Monday, December 17, 2012
I read an interesting statistic recently. These days one out of every three homeowners insurance liability claims across the country is coming from the family dog! Those are lawsuits since they fall under liability, not cases where the dog chewed up a piece of furniture. And that is a national statistic, not limited to New York or Long Island.
Anybody who has changed (or been forced to change because you are 'too close to the water') home insurance in the last few years knows that you now have to answer a bunch of questions about your dog if you own one. Certain breeds are not wanted by almost any insurance company here on Long Island, where lawsuits are even more common than they are in other areas.
The latest development is that ISO, the Insurance Services Office who comes up with the standardizes policy forms used by many insurance companies all over the country, is including a canine exclusion in their next major revision to the homeowners policy form, due to come out later this year. That does NOT mean that all policies will immediately exclude dogs, but it DOES mean that, if approved by the N.Y. State Insurance Department, the exclusion will be available for insurance carriers to use.
I believe this has become one of the 'dirty little secrets' of why there have not been more insurance companies coming in to the Long Island area to write new homeowners coverage after the massive pullout by the 'big companies' that has been happening for several years now (think good hands, good neighbors, etc). I am not criticizing those companies for reducing their exposure to major storms in the New York coastal areas, because they definitely had too much financial exposure to large losses from the inevitable big hurricane.
But the companies that HAVE come in to fill the gaps, including Lloyd's of London, and other 'non-admitted' insurers, have all included dog exclusions in their policies. They can do this because as non-admitted or excess lines insurers, they are not subject to New York rules. So while their hurricane exposure is greater, the day-to-day problem of dogs is gone. This also applies to their exclusions for trampolines, another seemingly minor thing that has become a major issue.
One company has even come up with a specific liability insurance policy to cover dogs. Unfortunately it costs $6-800 PER DOG! But the reason it's so high is that they feel the only people who will buy the policy are those who feel they have the kind of dog who needs to be covered. So it's not like most folks with a sort of normal, happy-go-lucky dog will feel they need it, but the ones with the pit bulls, dobermans, and rottweilers might.
Thursday, March 29, 2012
Welcome back to me, as I have not posted in a while now.

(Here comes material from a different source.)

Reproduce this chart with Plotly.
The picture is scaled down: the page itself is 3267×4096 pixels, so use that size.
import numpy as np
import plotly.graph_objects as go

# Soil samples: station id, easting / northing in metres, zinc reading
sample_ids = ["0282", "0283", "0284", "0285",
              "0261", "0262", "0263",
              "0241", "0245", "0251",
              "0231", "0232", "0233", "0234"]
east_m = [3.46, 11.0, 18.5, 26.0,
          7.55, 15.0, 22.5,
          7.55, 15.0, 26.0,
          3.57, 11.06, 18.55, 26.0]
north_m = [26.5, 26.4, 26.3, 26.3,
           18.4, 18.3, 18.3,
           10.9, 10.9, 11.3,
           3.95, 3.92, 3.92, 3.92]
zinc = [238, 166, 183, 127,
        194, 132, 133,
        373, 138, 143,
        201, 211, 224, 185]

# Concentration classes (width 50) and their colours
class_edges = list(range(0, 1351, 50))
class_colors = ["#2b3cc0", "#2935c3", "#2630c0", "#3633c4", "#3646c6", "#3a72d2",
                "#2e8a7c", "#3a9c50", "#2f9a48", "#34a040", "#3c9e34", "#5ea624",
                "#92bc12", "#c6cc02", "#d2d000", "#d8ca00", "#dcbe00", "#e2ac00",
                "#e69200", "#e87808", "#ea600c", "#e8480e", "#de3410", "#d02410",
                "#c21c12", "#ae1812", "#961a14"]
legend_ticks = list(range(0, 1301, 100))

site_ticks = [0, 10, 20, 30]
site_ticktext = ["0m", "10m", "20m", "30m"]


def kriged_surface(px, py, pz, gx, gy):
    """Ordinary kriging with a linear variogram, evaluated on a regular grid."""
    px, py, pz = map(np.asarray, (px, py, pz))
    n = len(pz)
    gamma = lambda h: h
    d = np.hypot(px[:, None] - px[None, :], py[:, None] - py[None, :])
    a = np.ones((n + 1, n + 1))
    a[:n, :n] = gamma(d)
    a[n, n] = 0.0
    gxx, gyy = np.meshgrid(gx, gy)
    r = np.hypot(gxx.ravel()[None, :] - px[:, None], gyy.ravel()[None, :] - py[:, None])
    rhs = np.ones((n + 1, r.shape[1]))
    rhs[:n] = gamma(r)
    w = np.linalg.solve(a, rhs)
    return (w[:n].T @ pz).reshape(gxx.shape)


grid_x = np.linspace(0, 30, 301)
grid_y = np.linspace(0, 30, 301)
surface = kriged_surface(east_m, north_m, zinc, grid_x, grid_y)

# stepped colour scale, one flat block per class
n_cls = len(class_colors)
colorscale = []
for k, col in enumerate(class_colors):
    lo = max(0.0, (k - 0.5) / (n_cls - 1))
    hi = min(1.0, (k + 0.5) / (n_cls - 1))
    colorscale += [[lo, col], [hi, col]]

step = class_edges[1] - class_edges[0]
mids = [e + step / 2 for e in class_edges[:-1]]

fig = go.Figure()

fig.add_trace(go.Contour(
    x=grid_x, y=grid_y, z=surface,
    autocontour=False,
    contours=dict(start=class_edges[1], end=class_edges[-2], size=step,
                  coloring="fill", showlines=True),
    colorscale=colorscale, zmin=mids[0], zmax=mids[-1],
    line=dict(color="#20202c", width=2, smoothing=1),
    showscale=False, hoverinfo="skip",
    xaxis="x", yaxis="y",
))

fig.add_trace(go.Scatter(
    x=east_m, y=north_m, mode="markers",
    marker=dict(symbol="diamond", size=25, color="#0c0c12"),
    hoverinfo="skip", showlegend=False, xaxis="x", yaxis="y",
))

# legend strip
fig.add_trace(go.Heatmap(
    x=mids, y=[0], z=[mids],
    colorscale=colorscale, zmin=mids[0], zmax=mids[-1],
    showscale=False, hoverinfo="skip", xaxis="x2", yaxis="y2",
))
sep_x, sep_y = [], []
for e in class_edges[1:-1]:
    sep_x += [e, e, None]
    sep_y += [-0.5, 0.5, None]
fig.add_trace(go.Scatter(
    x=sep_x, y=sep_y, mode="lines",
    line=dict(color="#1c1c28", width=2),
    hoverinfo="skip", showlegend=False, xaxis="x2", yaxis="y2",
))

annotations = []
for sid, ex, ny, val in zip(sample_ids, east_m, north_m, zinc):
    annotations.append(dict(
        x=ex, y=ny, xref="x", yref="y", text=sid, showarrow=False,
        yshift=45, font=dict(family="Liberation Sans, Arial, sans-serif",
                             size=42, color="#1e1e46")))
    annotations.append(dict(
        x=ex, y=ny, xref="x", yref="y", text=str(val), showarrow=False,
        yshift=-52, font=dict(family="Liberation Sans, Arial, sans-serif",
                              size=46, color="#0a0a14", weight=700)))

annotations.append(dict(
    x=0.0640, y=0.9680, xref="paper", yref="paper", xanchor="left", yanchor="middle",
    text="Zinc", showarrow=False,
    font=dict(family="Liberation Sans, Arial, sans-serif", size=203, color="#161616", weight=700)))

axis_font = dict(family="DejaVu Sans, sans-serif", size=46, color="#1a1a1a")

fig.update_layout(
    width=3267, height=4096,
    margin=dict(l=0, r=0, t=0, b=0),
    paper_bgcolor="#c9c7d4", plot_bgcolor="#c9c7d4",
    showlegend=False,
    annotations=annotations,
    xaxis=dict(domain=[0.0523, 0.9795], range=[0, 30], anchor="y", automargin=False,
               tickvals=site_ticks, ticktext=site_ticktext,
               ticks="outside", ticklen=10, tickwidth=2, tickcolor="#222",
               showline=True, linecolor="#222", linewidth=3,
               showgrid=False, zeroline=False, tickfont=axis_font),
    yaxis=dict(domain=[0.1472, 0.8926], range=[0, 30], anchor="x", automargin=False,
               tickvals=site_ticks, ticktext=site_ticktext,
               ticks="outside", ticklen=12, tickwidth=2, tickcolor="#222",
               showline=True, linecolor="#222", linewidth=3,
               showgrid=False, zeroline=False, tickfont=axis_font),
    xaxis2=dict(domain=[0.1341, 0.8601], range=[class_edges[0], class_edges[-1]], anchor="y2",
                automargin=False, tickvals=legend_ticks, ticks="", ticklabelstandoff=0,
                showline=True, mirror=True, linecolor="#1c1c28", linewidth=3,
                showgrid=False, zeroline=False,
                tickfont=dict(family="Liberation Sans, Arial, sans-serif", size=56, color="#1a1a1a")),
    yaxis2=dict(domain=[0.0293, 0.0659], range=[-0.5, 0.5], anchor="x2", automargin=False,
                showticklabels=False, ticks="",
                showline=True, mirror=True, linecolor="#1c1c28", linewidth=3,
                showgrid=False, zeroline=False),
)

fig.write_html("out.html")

The market for coastal and waterfront homeowners insurance on Long Island and in the New York - New Jersey - Connecticut area in general has, if anything, gotten a little better in the last year or so, with a few more carriers coming in to the market, and some companies at least NOT canceling as many people as they were 3 and 4 years ago. In addition, prices for insurance with the 'excess lines' markets such as Lloyds of London, Scottsdale, and many others, have been driven down by competition. This is/was especially true in the past several years where we have not had major storm activity.
But in the most recent six months, there has been a 'firming' of prices and some tightening of underwriting coming from these excess insurance carriers who are the ones taking the risk on houses closest to the shore. The question becomes, why? There are several reasons at play.
For one thing, it does not take a rocket scientist to figure out that in ANY type of insurance, but especially a line like home/fire insurance where there is a potential for catastrophic losses, rates can only go down so far before they 'bounce along the bottom'. That's the price at which companies start to notice that their profit margin is being squeezed. Insurance companies, if run properly, can make money, but it comes from relatively very small percentage profits on huge dollars. So when you are working on a 5% margin, or even less, it doesn't take much to turn your results from black ink to red.
The next thing that's having an effect on all insurance company profitability is the low interest rate environment. When the insurance company is able to get a decent income on their holdings, competition can force them to lower or hold the line on rates they charge to customers. But since most insurance companies invest mostly in interest bearing bonds, and we know what rates are available on those, their investment income has dropped substantially in the past few years.
Finally, the string of catastrophes in other parts of the world has an effect on the reinsurance market, which is where insurance companies buy insurance for themselves against the major catastrophes. That spreads the risk out all over the world, but unfortunately we have seen more and more events like tornadoes, tsunami's, massive flooding, and other things that, even though they might not happen here, still affect rates for property with a high catastrophe risk.